**REQUEST:** In the entries below, find the line with "Clone this chart in Chart.js." and the line with "datasets[3].pointRotation = 180;", then retype both and everything between them exactly. Do not copy the pictures.

::::

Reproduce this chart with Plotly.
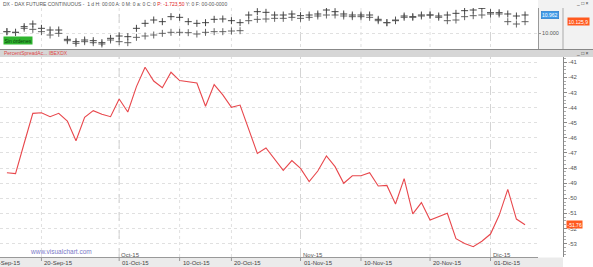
import pandas as pd
import plotly.graph_objects as go

# ---------------- data ----------------
dates = pd.bdate_range("2015-09-14", "2015-12-07")

spread = [-48.31, -48.37, -46.36, -44.38, -44.34, -44.60, -44.38, -44.89, -46.19, -44.64,
          -44.20, -44.44, -44.60, -43.43, -44.29, -42.61, -41.33, -42.24, -42.68, -41.66,
          -42.21, -42.30, -42.37, -43.91, -42.48, -43.16, -43.98, -43.83, -45.48, -47.03,
          -46.67, -47.42, -48.15, -47.51, -48.02, -48.90, -48.20, -47.20, -47.91, -49.01,
          -48.51, -48.51, -48.31, -49.19, -49.15, -50.38, -48.70, -51.04, -50.29, -51.44,
          -51.22, -51.00, -52.68, -52.99, -53.21, -52.85, -52.37, -51.13, -49.41, -51.38,
          -51.76]

dax = [10071, 10036, 10338, 10481, 10249, 10160, 10160, 9662, 9537, 9626,
       9591, 9484, 9715, 9840, 9804, 10249, 10516, 10694, 10605, 10872,
       10837, 10605, 10516, 10552, 10730, 10748, 10659, 10552, 10961, 11139,
       11104, 10961, 10961, 11015, 10926, 10961, 11015, 11228, 11139, 11015,
       10961, 10961, 10961, 10730, 10552, 10659, 10908, 10872, 10961, 10961,
       10908, 10961, 11050, 11193, 11228, 11317, 11086, 11086, 11015, 10908,
       10962]

second = [9592, 9556, 9770, 9716, 9592, 9414, 9503, 9111, 8969, 9058,
          9004, 8933, 9147, 9058, 9004, 9289, 9361, 9414, 9503, 9556,
          9556, 9539, 9467, 9556, 9592, 9592, 9627, 9645, 10179, 10250,
          10268, 10304, 10304, 10357, 10304, 10357, 10428, 10482, 10482, 10428,
          10393, 10393, 10357, 10179, 10072, 10215, 10357, 10357, 10428, 10482,
          10357, 10179, 10215, 10393, 10446, 10482, 10535, 10535, 10126, 10001,
          10125.9]

tick_dates = ["2015-09-20", "2015-10-01", "2015-10-10", "2015-10-20",
              "2015-11-01", "2015-11-10", "2015-11-20", "2015-12-01"]
tick_labels = ["20-Sep-15", "01-Oct-15", "10-Oct-15", "20-Oct-15",
               "01-Nov-15", "10-Nov-15", "20-Nov-15", "01-Dic-15"]
first_tick_label = "10-Sep-15"
month_dates = ["2015-10-01", "2015-11-01", "2015-12-01"]
month_labels = ["Oct-15", "Nov-15", "Dic-15"]
y_ticks = [-41, -42, -43, -44, -45, -46, -47, -48, -49, -50, -51, -52, -53]
top_ticks = [10000]
top_tick_labels = ["10.000"]

# ---------------- layout helpers ----------------
W, H = 593, 267
def px(x):
    return x / W
def py(y):
    return 1 - y / H

FONT = "Liberation Sans, Arial, sans-serif"
xr = ["2015-09-11 04:48", "2015-12-08 12:00"]
breaks = [dict(bounds=["sat", "mon"])]

fig = go.Figure()

fig.add_trace(go.Scatter(x=dates, y=spread, mode="lines",
                         line=dict(color="#e8474c", width=1.1),
                         xaxis="x", yaxis="y", showlegend=False))
fig.add_trace(go.Scatter(x=dates, y=dax, mode="markers",
                         marker=dict(symbol="cross-thin", size=5,
                                     line=dict(width=0.9, color="#333")),
                         xaxis="x2", yaxis="y2", showlegend=False))
fig.add_trace(go.Scatter(x=dates, y=second, mode="markers",
                         marker=dict(symbol="cross-thin", size=5,
                                     line=dict(width=0.9, color="#555")),
                         xaxis="x2", yaxis="y3", showlegend=False))

fig.update_layout(
    width=W, height=H,
    margin=dict(l=0, r=0, t=0, b=0),
    paper_bgcolor="white", plot_bgcolor="white",
    font=dict(family=FONT, size=6, color="#555"),
    xaxis=dict(domain=[0, px(538)], anchor="y", type="date", range=xr,
               rangebreaks=breaks, showticklabels=False, ticks="",
               showgrid=False, showline=True, linecolor="#999", linewidth=1,
               zeroline=False),
    yaxis=dict(domain=[10 / H, 210 / H], anchor="free", position=px(563),
               side="right", range=[-53.89, -40.65], tickmode="array",
               tickvals=y_ticks, ticktext=[str(v) for v in y_ticks],
               ticks="outside", ticklen=3, tickcolor="#888",
               showline=True, linecolor="#888", linewidth=1,
               minor=dict(tick0=0, dtick=0.25, ticks="outside", ticklen=2,
                          tickcolor="#aaa", showgrid=False),
               showgrid=True, gridcolor="#e0e0e0", griddash="dot", gridwidth=1,
               tickfont=dict(size=6, color="#555"), zeroline=False),
    xaxis2=dict(domain=[0, px(538)], anchor="y2", type="date", range=xr,
                rangebreaks=breaks, matches="x", showticklabels=False, ticks="",
                showgrid=False, showline=False, zeroline=False),
    yaxis2=dict(domain=[py(49), py(8)], anchor="free", position=px(538),
                side="right", range=[9145.6, 11335], tickmode="array",
                tickvals=top_ticks, ticktext=top_tick_labels,
                ticks="outside", ticklen=2, tickcolor="#999",
                showline=True, linecolor="#999", linewidth=1,
                showgrid=True, gridcolor="#e0e0e0", griddash="dot", gridwidth=1,
                tickfont=dict(size=5.5, color="#555"), zeroline=False),
    yaxis3=dict(overlaying="y2", anchor="free", position=px(538), side="right",
                range=[8666.6, 10856], visible=False),
)

shapes = []
# top right axis panel
shapes.append(dict(type="rect", xref="paper", yref="paper", x0=px(538), x1=1,
                   y0=py(49), y1=1, fillcolor="#f2f2f2", line=dict(width=0),
                   layer="below"))
shapes.append(dict(type="line", xref="paper", yref="paper", x0=px(563), x1=px(563),
                   y0=py(49), y1=py(8), line=dict(color="#aaa", width=1)))
# dotted vertical grid at every date tick, plus tick marks
for d in tick_dates:
    shapes.append(dict(type="line", xref="x", yref="paper", x0=d, x1=d,
                       y0=py(257), y1=py(8),
                       line=dict(color="#e0e0e0", width=1, dash="dot"),
                       layer="below"))
    shapes.append(dict(type="line", xref="x", yref="paper", x0=d, x1=d,
                       y0=py(258), y1=py(261),
                       line=dict(color="#999", width=1)))
# month dashed lines
for d in month_dates:
    shapes.append(dict(type="line", xref="x", yref="paper", x0=d, x1=d,
                       y0=py(257), y1=py(8),
                       line=dict(color="#d4d4d4", width=1, dash="dash"),
                       layer="below"))
# separator band
shapes.append(dict(type="rect", xref="paper", yref="paper", x0=0, x1=1,
                   y0=py(57), y1=py(49), fillcolor="#d6d6d6",
                   line=dict(width=0)))
shapes.append(dict(type="line", xref="paper", yref="paper", x0=0, x1=1,
                   y0=py(49.5), y1=py(49.5), line=dict(color="#888", width=1)))
# bottom axis band
shapes.append(dict(type="rect", xref="paper", yref="paper", x0=0, x1=px(563),
                   y0=0, y1=py(257.5), fillcolor="#ebebeb", line=dict(width=0),
                   layer="below"))
fig.update_layout(shapes=shapes)

ann = []
ann.append(dict(xref="paper", yref="paper", x=px(1), y=py(3.5), xanchor="left",
                yanchor="middle", showarrow=False,
                text="DX - DAX FUTURE CONTINUOUS -  1 d H: 00:00 A: 0 M: 0 a: 0 C: 0 "
                     "<span style='color:#e02020'>P: -1.723,50</span> Y: 0 F: 00-00-0000",
                font=dict(size=5, color="#555")))
ann.append(dict(xref="paper", yref="paper", x=px(3), y=py(40), xanchor="left",
                yanchor="middle", showarrow=False, text="Sin órdenes",
                bgcolor="#2fb52f", borderpad=0.5,
                font=dict(size=5, color="#0b3d0b")))
ann.append(dict(xref="paper", yref="paper", x=px(2), y=py(53), xanchor="left",
                yanchor="middle", showarrow=False,
                text="PercentSpreadAc... IBEXDX",
                font=dict(size=5, color="#e04848")))
for yy in (3, 53):
    ann.append(dict(xref="paper", yref="paper", x=px(591), y=py(yy),
                    xanchor="right", yanchor="middle", showarrow=False,
                    text="_ □ ×", font=dict(size=5, color="#333")))
ann.append(dict(xref="paper", yref="y2", x=px(541), y=dax[-1], xanchor="left",
                yanchor="middle", showarrow=False, text="10.962",
                bgcolor="#3f9be8", bordercolor="#1f6fc0", borderwidth=0.5,
                borderpad=0.5, font=dict(size=5, color="white")))
ann.append(dict(xref="paper", yref="y3", x=px(567), y=second[-1], xanchor="left",
                yanchor="middle", showarrow=False, text="10.125,9",
                bgcolor="#ff5a1f", borderpad=0.5, font=dict(size=5, color="white")))
ann.append(dict(xref="paper", yref="y", x=px(566), y=spread[-1], xanchor="left",
                yanchor="middle", showarrow=False, text=f"{spread[-1]:.2f}",
                bgcolor="#ff5a1f", borderpad=0.5, font=dict(size=5, color="white")))
# x tick labels (left-aligned at their tick, as in the reference)
for d, t in zip(tick_dates, tick_labels):
    ann.append(dict(xref="x", yref="paper", x=d, y=py(262.5), xanchor="left",
                    yanchor="middle", xshift=1, showarrow=False, text=t,
                    font=dict(size=6, color="#444")))
for d, t in zip(month_dates, month_labels):
    ann.append(dict(xref="x", yref="paper", x=d, y=py(254.5), xanchor="left",
                    yanchor="middle", showarrow=False, text=t,
                    font=dict(size=6, color="#555")))
ann.append(dict(xref="paper", yref="paper", x=px(-10.4), y=py(262.5),
                xanchor="left", yanchor="middle", showarrow=False,
                text=first_tick_label, font=dict(size=6, color="#444")))
ann.append(dict(xref="paper", yref="paper", x=px(28), y=py(251.5),
                xanchor="left", yanchor="middle", showarrow=False,
                text="www.visualchart.com", font=dict(size=6.5, color="#7a7ac8")))
fig.update_layout(annotations=ann)

fig.write_html("out.html")
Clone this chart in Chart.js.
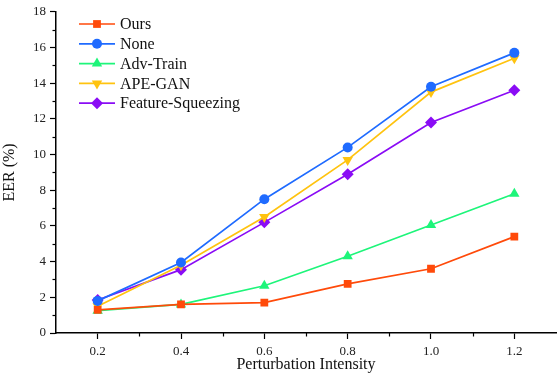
<!DOCTYPE html>
<html>
<head>
<meta charset="utf-8">
<script src="https://cdn.jsdelivr.net/npm/chart.js@4.4.0/dist/chart.umd.min.js"></script>
<style>
  html, body { margin: 0; padding: 0; background: #fff; }
  #wrap { width: 557px; height: 374px; overflow: hidden; }
</style>
</head>
<body>
<div id="wrap"><canvas id="eerChart" width="562" height="374"></canvas></div>
<script>
const intensities = [0.2, 0.4, 0.6, 0.8, 1.0, 1.2];

const oursEER = [1.3, 1.6, 1.7, 2.75, 3.6, 5.4];
const noneEER = [1.8, 3.95, 7.5, 10.4, 13.8, 15.7];
const advTrainEER = [1.25, 1.6, 2.65, 4.3, 6.05, 7.8];
const apeGanEER = [1.5, 3.8, 6.5, 9.7, 13.5, 15.4];
const featSqueezeEER = [1.85, 3.55, 6.2, 8.9, 11.8, 13.6];

const FONT = "'Liberation Serif', 'Times New Roman', serif";

function toPoints(vals) {
  return vals.map((v, i) => ({ x: intensities[i], y: v }));
}

function series(label, vals, color, style, radius) {
  return {
    label: label,
    data: toPoints(vals),
    borderColor: color,
    backgroundColor: color,
    borderWidth: 1.7,
    pointStyle: style,
    pointRadius: radius,
    pointHoverRadius: radius,
    pointBorderWidth: 0,
    tension: 0
  };
}

const datasets = [
  series('Ours', oursEER, '#ff4a0a', 'rect', 5.5),
  series('None', noneEER, '#1f6bff', 'circle', 5),
  series('Adv-Train', advTrainEER, '#1ef57a', 'triangle', 6),
  series('APE-GAN', apeGanEER, '#ffc30f', 'triangle', 6),
  series('Feature-Squeezing', featSqueezeEER, '#8a0cf5', 'rectRot', 6)
];
// APE-GAN uses downward triangles
datasets[3].pointRotation = 180;

// minor ticks + legend drawn inside the plot
const extras = {
  id: 'extras',
  afterDraw(chart) {
    const ctx = chart.ctx;
    const xs = chart.scales.x, ys = chart.scales.y;
    ctx.save();
    ctx.strokeStyle = '#000';
    ctx.lineWidth = 1.2;
    // minor ticks on x at odd tenths
    [0.3, 0.5, 0.7, 0.9, 1.1].forEach(v => {
      const px = Math.round(xs.getPixelForValue(v)) + 0.5;
      ctx.beginPath();
      ctx.moveTo(px, ys.bottom);
      ctx.lineTo(px, ys.bottom + 3.5);
      ctx.stroke();
    });
    // minor ticks on y at odd values
    for (let v = 1; v < 18; v += 2) {
      const py = Math.round(ys.getPixelForValue(v)) + 0.5;
      ctx.beginPath();
      ctx.moveTo(xs.left, py);
      ctx.lineTo(xs.left - 3.5, py);
      ctx.stroke();
    }

    // legend
    const x0 = 79, x1 = 115, textX = 120;
    let y = 24;
    ctx.font = '16px ' + FONT;
    ctx.textBaseline = 'middle';
    ctx.textAlign = 'left';
    chart.data.datasets.forEach(ds => {
      ctx.strokeStyle = ds.borderColor;
      ctx.lineWidth = ds.borderWidth;
      ctx.beginPath();
      ctx.moveTo(x0, y);
      ctx.lineTo(x1, y);
      ctx.stroke();
      ctx.fillStyle = ds.backgroundColor;
      Chart.helpers.drawPoint(ctx, {
        pointStyle: ds.pointStyle,
        rotation: ds.pointRotation || 0,
        radius: ds.pointRadius,
        borderWidth: 0
      }, (x0 + x1) / 2, y);
      ctx.fillStyle = '#111';
      ctx.fillText(ds.label, textX, y + 1);
      y += 19.8;
    });
    ctx.restore();
  }
};

new Chart(document.getElementById('eerChart'), {
  type: 'line',
  data: { datasets: datasets },
  options: {
    responsive: false,
    animation: false,
    layout: { padding: { top: 11, right: 2, left: 0, bottom: 0 } },
    plugins: {
      legend: { display: false },
      tooltip: { enabled: false }
    },
    scales: {
      x: {
        type: 'linear',
        min: 0.1,
        max: 1.3,
        afterFit: s => { s.height = 41; },
        border: { display: true, color: '#000', width: 1.5 },
        grid: {
          display: true,
          drawOnChartArea: false,
          drawTicks: true,
          tickLength: 6,
          tickWidth: 1.2,
          tickColor: c => {
            const k = Math.round(c.tick.value * 10);
            return (k % 2 === 0) ? '#000' : 'rgba(0,0,0,0)';
          }
        },
        ticks: {
          stepSize: 0.1,
          autoSkip: false,
          maxRotation: 0,
          padding: 5,
          color: '#222',
          font: { family: FONT, size: 13 },
          callback: v => {
            const k = Math.round(v * 10);
            return (k % 2 === 0) ? (k / 10).toFixed(1) : '';
          }
        },
        title: {
          display: true,
          text: 'Perturbation Intensity',
          color: '#111',
          font: { family: FONT, size: 16 },
          padding: { top: 0, bottom: 0 }
        }
      },
      y: {
        min: 0,
        max: 18,
        afterFit: s => { s.width = 56; },
        border: { display: true, color: '#000', width: 1.5 },
        grid: {
          display: true,
          drawOnChartArea: false,
          drawTicks: true,
          tickLength: 6,
          tickWidth: 1.2,
          tickColor: c => (Math.round(c.tick.value) % 2 === 0) ? '#000' : 'rgba(0,0,0,0)'
        },
        ticks: {
          stepSize: 1,
          autoSkip: false,
          padding: 4,
          color: '#222',
          font: { family: FONT, size: 13 },
          callback: v => (Math.round(v) % 2 === 0) ? String(Math.round(v)) : ''
        },
        title: {
          display: true,
          text: 'EER (%)',
          color: '#111',
          font: { family: FONT, size: 16 },
          padding: { top: 0, bottom: 2 }
        }
      }
    }
  },
  plugins: [extras]
});
</script>
</body>
</html>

::::

**WRITTEN ANSWER:**
Clone this chart in Chart.js.
<!DOCTYPE html>
<html>
<head>
<meta charset="utf-8">
<script src="https://cdn.jsdelivr.net/npm/chart.js@4.4.0/dist/chart.umd.min.js"></script>
<style>
  html, body { margin: 0; padding: 0; background: #fff; }
  #wrap { width: 557px; height: 374px; overflow: hidden; }
</style>
</head>
<body>
<div id="wrap"><canvas id="eerChart" width="562" height="374"></canvas></div>
<script>
const intensities = [0.2, 0.4, 0.6, 0.8, 1.0, 1.2];

const oursEER = [1.3, 1.6, 1.7, 2.75, 3.6, 5.4];
const noneEER = [1.8, 3.95, 7.5, 10.4, 13.8, 15.7];
const advTrainEER = [1.25, 1.6, 2.65, 4.3, 6.05, 7.8];
const apeGanEER = [1.5, 3.8, 6.5, 9.7, 13.5, 15.4];
const featSqueezeEER = [1.85, 3.55, 6.2, 8.9, 11.8, 13.6];

const FONT = "'Liberation Serif', 'Times New Roman', serif";

function toPoints(vals) {
  return vals.map((v, i) => ({ x: intensities[i], y: v }));
}

function series(label, vals, color, style, radius) {
  return {
    label: label,
    data: toPoints(vals),
    borderColor: color,
    backgroundColor: color,
    borderWidth: 1.7,
    pointStyle: style,
    pointRadius: radius,
    pointHoverRadius: radius,
    pointBorderWidth: 0,
    tension: 0
  };
}

const datasets = [
  series('Ours', oursEER, '#ff4a0a', 'rect', 5.5),
  series('None', noneEER, '#1f6bff', 'circle', 5),
  series('Adv-Train', advTrainEER, '#1ef57a', 'triangle', 6),
  series('APE-GAN', apeGanEER, '#ffc30f', 'triangle', 6),
  series('Feature-Squeezing', featSqueezeEER, '#8a0cf5', 'rectRot', 6)
];
// APE-GAN uses downward triangles
datasets[3].pointRotation = 180;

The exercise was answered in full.